Assume that in a large company, mean number of workers fired by a manager last year was 15. To predict whether this number differs this year, a sample of 30 managers are taken. In this sample 14 workers ,on average, are observed to be fired by a manager.Assume the population standard deviation is 2.5. At 0.05 significance level can we reject the null hypothesis that the mean workers fired does not differ from last year?

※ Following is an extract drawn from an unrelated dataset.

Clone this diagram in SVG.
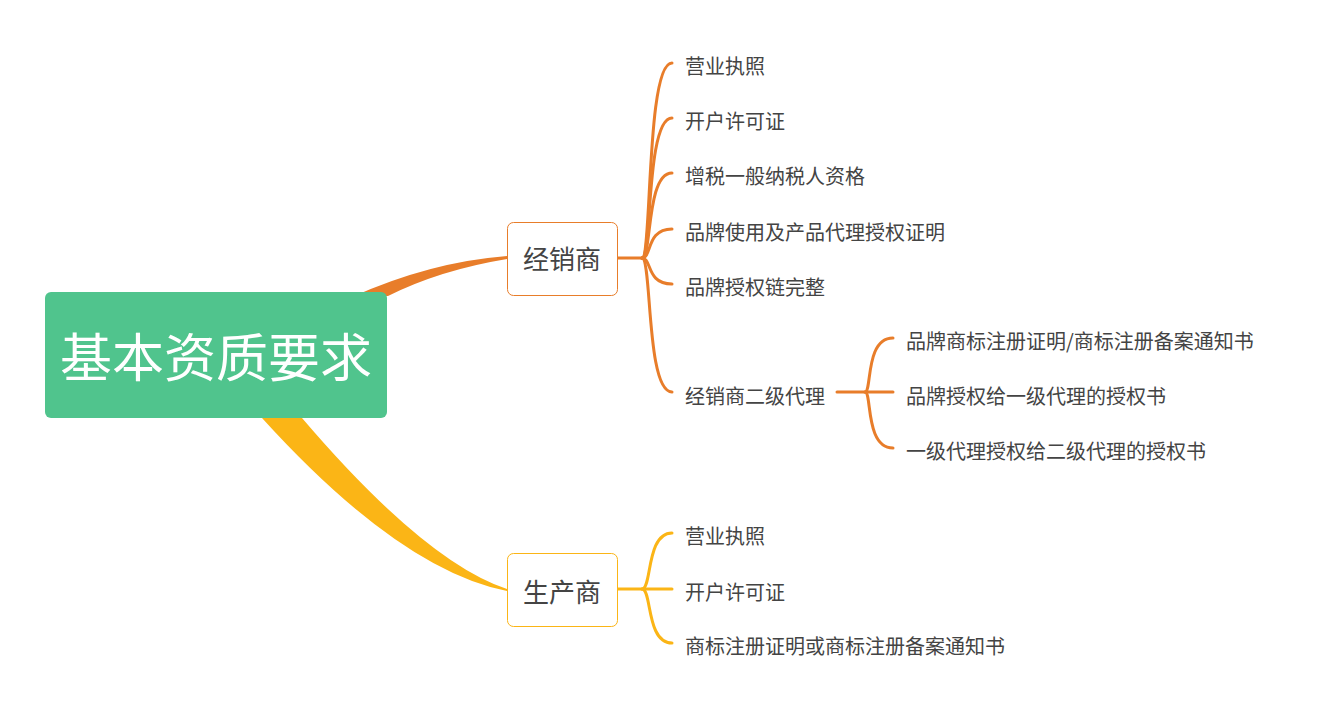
<svg xmlns="http://www.w3.org/2000/svg" width="1322" height="714" viewBox="0 0 1322 714">
<style>
.t{font-family:"Noto Sans CJK SC","Liberation Sans",sans-serif;font-size:20px;fill:#444}
.o{fill:none;stroke:#E87D2A;stroke-width:3;stroke-linecap:round}
.y{fill:none;stroke:#FBB516;stroke-width:3;stroke-linecap:round}
</style>
<rect width="1322" height="714" fill="#fff"/>
<g id="connectors">
<path d="M352 297 Q430 262 507 256 L507 259 Q440 270 388 296 Z" fill="#E87D2A"/>
<path d="M262 418 Q400 570 507 591 L507 589 Q425 562 302 418 Z" fill="#FBB516"/>
<path class="o" d="M617 258 H642"/>
<path class="o" d="M642 258 C652 258 646 63 672 63"/>
<path class="o" d="M642 258 C652 258 646 118 672 118"/>
<path class="o" d="M642 258 C652 258 646 173 672 173"/>
<path class="o" d="M642 258 C652 258 646 229 672 229"/>
<path class="o" d="M642 258 C652 258 646 284 672 284"/>
<path class="o" d="M642 258 C652 258 646 392 672 392"/>
<path class="o" d="M837 392 H893"/>
<path class="o" d="M865 392 C872 392 865 338 893 338"/>
<path class="o" d="M865 392 C872 392 865 448 893 448"/>
<path class="y" d="M617 589 H672"/>
<path class="y" d="M642 589 C652 589 646 533 672 533"/>
<path class="y" d="M642 589 C652 589 646 643 672 643"/>
</g>
<g id="root">
<rect x="45" y="292" width="342" height="126" rx="6" fill="#50C48D"/>
<text x="216" y="377" text-anchor="middle" style="font-family:'Noto Sans CJK SC','Liberation Sans',sans-serif;font-size:52px;fill:#fff">基本资质要求</text>
</g>
<g id="n-jxs">
<rect x="507.5" y="222.5" width="110" height="73" rx="6" fill="#fff" stroke="#E87D2A"/>
<text x="562" y="269" text-anchor="middle" class="t" style="font-size:26px">经销商</text>
</g>
<g id="n-scs">
<rect x="507.5" y="553.5" width="110" height="73" rx="6" fill="#fff" stroke="#FBB516"/>
<text x="562" y="602" text-anchor="middle" class="t" style="font-size:26px">生产商</text>
</g>
<g id="j1"><text class="t" x="685" y="74">营业执照</text></g>
<g id="j2"><text class="t" x="685" y="129">开户许可证</text></g>
<g id="j3"><text class="t" x="685" y="184">增税一般纳税人资格</text></g>
<g id="j4"><text class="t" x="685" y="240">品牌使用及产品代理授权证明</text></g>
<g id="j5"><text class="t" x="685" y="295">品牌授权链完整</text></g>
<g id="j6"><text class="t" x="685" y="404">经销商二级代理</text></g>
<g id="k1"><text class="t" x="906" y="349">品牌商标注册证明/商标注册备案通知书</text></g>
<g id="k2"><text class="t" x="906" y="404">品牌授权给一级代理的授权书</text></g>
<g id="k3"><text class="t" x="906" y="459">一级代理授权给二级代理的授权书</text></g>
<g id="s1"><text class="t" x="685" y="544">营业执照</text></g>
<g id="s2"><text class="t" x="685" y="600">开户许可证</text></g>
<g id="s3"><text class="t" x="685" y="654">商标注册证明或商标注册备案通知书</text></g>
</svg>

H0: Mu= Mu0=15 H1: Mu=!Mu0= 15

xbar = 14            # sample mean 
mu0 = 15             # hypothesized value 
sigma = 2.5      # pop standard deviation 
n = 30                # sample size 
z = (xbar-mu0)/(sigma/sqrt(n)) 
z                      # test statistic 

## [1] -2.19089

Critical Values at 0.05 sl

alpha = .05 

z.half.alpha = qnorm(1-alpha/2) #since two tail test take z.alpha/2

c(-z.half.alpha, z.half.alpha) # create vector 

## [1] -1.959964  1.959964

Since test statistic does not lie between the critical values -1.959964 and 1.959964, with this significance level we can reject the hypothesis that the mean number of workers fired by a manager stays same this year.

P-value Solution

pval = 2*pnorm(z)    # lower tail 
pval               # two−tailed p−value 

## [1] 0.02845974

Since the are is less than significance level we reject the H0.